Урожаи и посевы (Гротендик) - страница 109

Как-то раз, на этих самых страницах, я заговорил о «мире, лишенном любви». В свое время я отверг его с таким негодованием — по праву ли? Ведь я и сам когда-то был частью этого мира, в котором сегодня вовсю хозяйничает ветер презрения. Не занес ли он и в мою душу семян с неблагодатной земли? Если так, они давно уже проросли… Похоже, только что я набрел на один из этих ростков — и достаточно зрелый. Какие всходы дадут его семена в душе моего ближнего, я судить не берусь. С таким же «уважением», обделенным настоящей любовью, я относился к собственным детям — и тут я уже мог видеть своими глазами, как эти семена прорастали, набирали силу, приносили плоды. И, размышляя, я начинал понимать, как это нелепо — ворчать и воротить нос от горького урожая…

26. Два вида строгости

26. Если не считать случая с этим учеником (безусловно, ничуть не менее «одаренным», чем другие), то можно с уверенностью сказать, что мои отношения с учениками всегда были искренно дружескими, зачастую даже сердечными. Волею обстоятельств, все они научились терпеливо сносить два моих основных недостатка как «научного руководителя». Во-первых, у меня был (и есть) отвратительный почерк; впрочем, кажется, все мои ученики мало-помалу научились его расшифровывать. Во-вторых, что гораздо важнее, мне всегда было очень нелегко следить за мыслью собеседника — я должен был сперва перевести ее на язык своих собственных образов, а затем «передумать» заново, на свой лад. Очевидно, что-то во мне противилось непосредственному восприятию чужой идеи — свойство, которое я сам в себе заметил далеко не сразу.

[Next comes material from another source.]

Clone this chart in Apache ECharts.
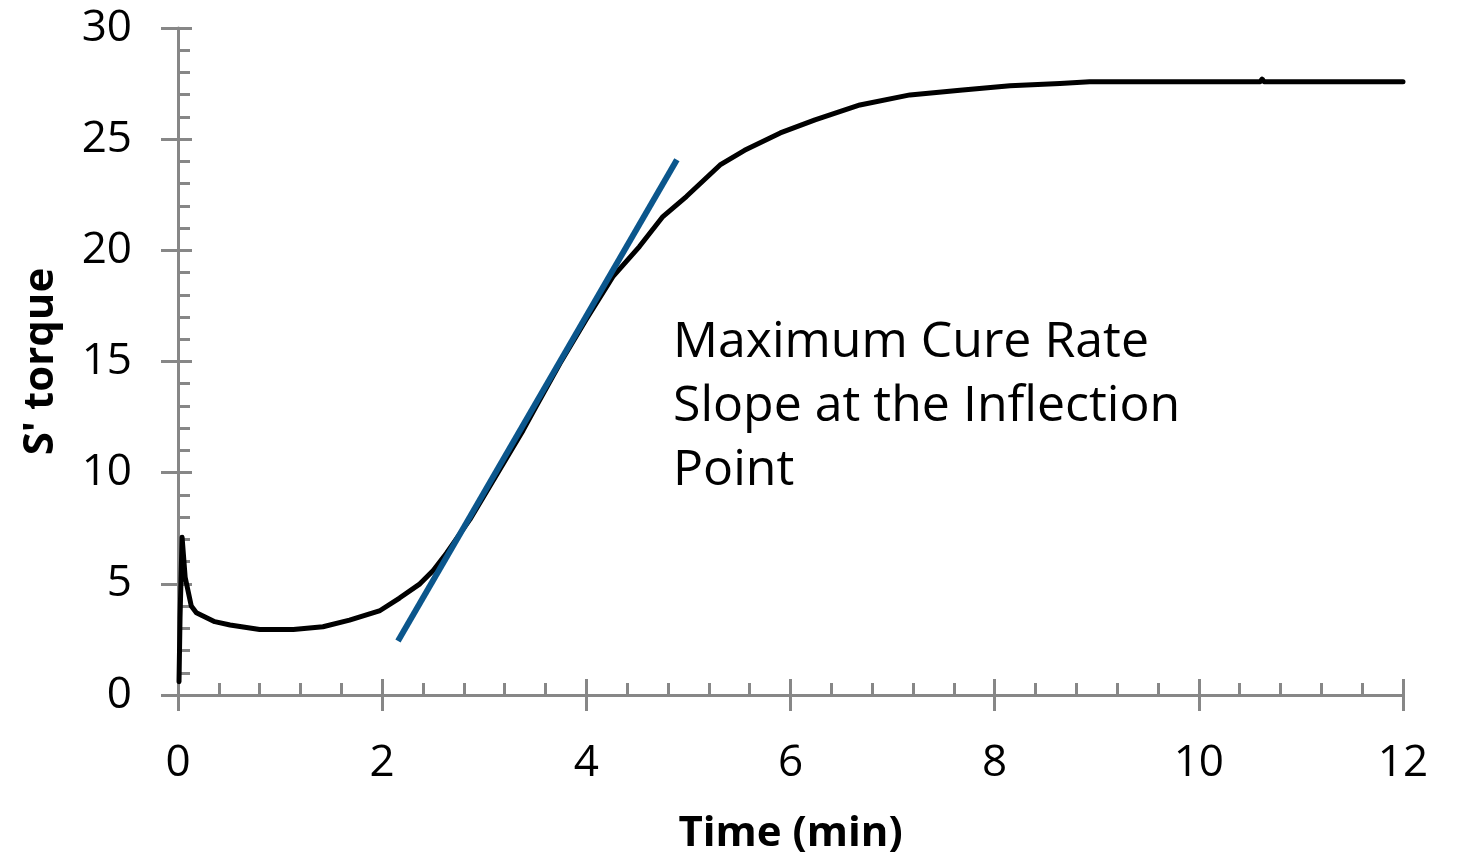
<!DOCTYPE html>
<html>
<head>
<meta charset="utf-8">
<script src="https://cdn.jsdelivr.net/npm/echarts@6/dist/echarts.min.js"></script>
<style>
  html, body { margin: 0; padding: 0; background: #fff; }
  #chart { width: 1458px; height: 857px; }
</style>
</head>
<body>
<div id="chart"></div>
<script>
// cure curve, time (min) vs S' torque
const curveTime = [0.01, 0.02, 0.04, 0.07, 0.13, 0.18, 0.36, 0.51, 0.80, 1.13, 1.42, 1.68, 1.98,
  2.17, 2.37, 2.5, 2.63, 2.86, 3.12, 3.38, 3.51, 3.74, 4.0, 4.26, 4.52, 4.75, 4.98, 5.31,
  5.55, 5.9, 6.24, 6.68, 7.17, 7.66, 8.15, 8.64, 8.93, 10.6, 10.62, 10.64, 12.0];
const curveTorque = [0.6, 3.5, 7.1, 5.3, 4.0, 3.7, 3.3, 3.15, 2.95, 2.95, 3.07, 3.37, 3.8,
  4.36, 5.0, 5.6, 6.38, 7.9, 9.9, 11.9, 13.0, 14.9, 16.9, 18.82, 20.17, 21.52, 22.42, 23.84,
  24.5, 25.28, 25.87, 26.54, 26.99, 27.2, 27.4, 27.5, 27.58, 27.58, 27.7, 27.58, 27.58];

// tangent at the inflection point
const slopeTime = [2.155, 4.887];
const slopeTorque = [2.43, 24.07];

const noteLines = ['Maximum Cure Rate', 'Slope at the Inflection', 'Point'];

const font = '"Open Sans", "DejaVu Sans", sans-serif';
const axisGrey = '#878787';

const chart = echarts.init(document.getElementById('chart'));

const xBase = { type: 'value', min: 0, max: 12, interval: 2, position: 'bottom' };
const yBase = { type: 'value', min: 0, max: 30, interval: 5, position: 'left' };

chart.setOption({
  animation: false,
  grid: { left: 178, right: 55, top: 28, bottom: 162, outerBoundsMode: 'none', containLabel: false },
  xAxis: [
    Object.assign({}, xBase, {
      name: 'Time (min)',
      nameLocation: 'middle',
      nameGap: 118,
      nameTextStyle: { fontFamily: font, fontSize: 42, fontWeight: 'bold', color: '#000' },
      axisLine: { onZero: false, lineStyle: { color: axisGrey, width: 3 } },
      axisTick: { inside: false, length: 16, lineStyle: { color: axisGrey, width: 3 } },
      axisLabel: { margin: 46, fontFamily: font, fontSize: 44, color: '#000' },
      splitLine: { show: false }
    }),
    Object.assign({}, xBase, {
      axisLine: { show: false, onZero: false },
      axisTick: { inside: true, length: 16, lineStyle: { color: axisGrey, width: 3 } },
      minorTick: { show: true, splitNumber: 5, length: 12, lineStyle: { color: axisGrey, width: 3 } },
      axisLabel: { show: false },
      splitLine: { show: false }
    })
  ],
  yAxis: [
    Object.assign({}, yBase, {
      name: "S' torque",
      nameLocation: 'middle',
      nameGap: 116,
      nameTextStyle: { fontFamily: font, fontSize: 42, fontWeight: 'bold', color: '#000' },
      axisLine: { show: true, onZero: false, lineStyle: { color: axisGrey, width: 3 } },
      axisTick: { show: true, inside: false, length: 17, lineStyle: { color: axisGrey, width: 3 } },
      axisLabel: { margin: 46, fontFamily: font, fontSize: 44, color: '#000' },
      splitLine: { show: false }
    }),
    Object.assign({}, yBase, {
      axisLine: { show: false, onZero: false },
      axisTick: { show: true, inside: true, length: 14, lineStyle: { color: axisGrey, width: 3 } },
      minorTick: { show: true, splitNumber: 5, length: 12, lineStyle: { color: axisGrey, width: 3 } },
      axisLabel: { show: false },
      splitLine: { show: false }
    })
  ],
  series: [
    {
      type: 'line',
      data: curveTime.map((t, i) => [t, curveTorque[i]]),
      showSymbol: false,
      symbol: 'none',
      lineStyle: { color: '#000', width: 5, cap: 'round', join: 'round' },
      z: 2
    },
    {
      type: 'line',
      data: slopeTime.map((t, i) => [t, slopeTorque[i]]),
      showSymbol: false,
      symbol: 'none',
      lineStyle: { color: '#0b568c', width: 6 },
      z: 3
    }
  ],
  graphic: [{
    type: 'text',
    left: 673,
    top: 311,
    style: {
      text: noteLines.join('\n'),
      font: '50px ' + font,
      lineHeight: 64,
      fill: '#000'
    }
  }]
});
</script>
</body>
</html>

Я был слишком захвачен стремлением передать ученикам определенное видение математики, занимавшее тогда все мои мысли. Из-за этого я уделял намного меньше внимания тому, чтобы помочь ученикам в развитии их собственного видения (вероятно, во многом разнившегося с моим). В отношениях с учениками я и по сей день не избавился от этой привычки — но теперь, когда я стал принимать ее в расчет, она, как мне кажется, причиняет меньше вреда. Не исключено, что от рождения (или просто по жизни) я лучше приспособлен к уединенному труду (первые пятнадцать лет, то есть примерно с 1945 по 1960 гг., я занимался математикой в одиночку), чем к работе с учениками, у которых личный подход к математике, свои склонности и предпочтения только начали складываться (21). Однако правда и то, что учить мне нравилось с самого раннего детства. С начала шестидесятых и вплоть до этого самого дня, ученики, приходившие ко мне, всегда занимали важное место в моей жизни. По одному этому можно судить, что преподавательская деятельность, и моя собственная роль как учителя, весьма немало для меня значат (22).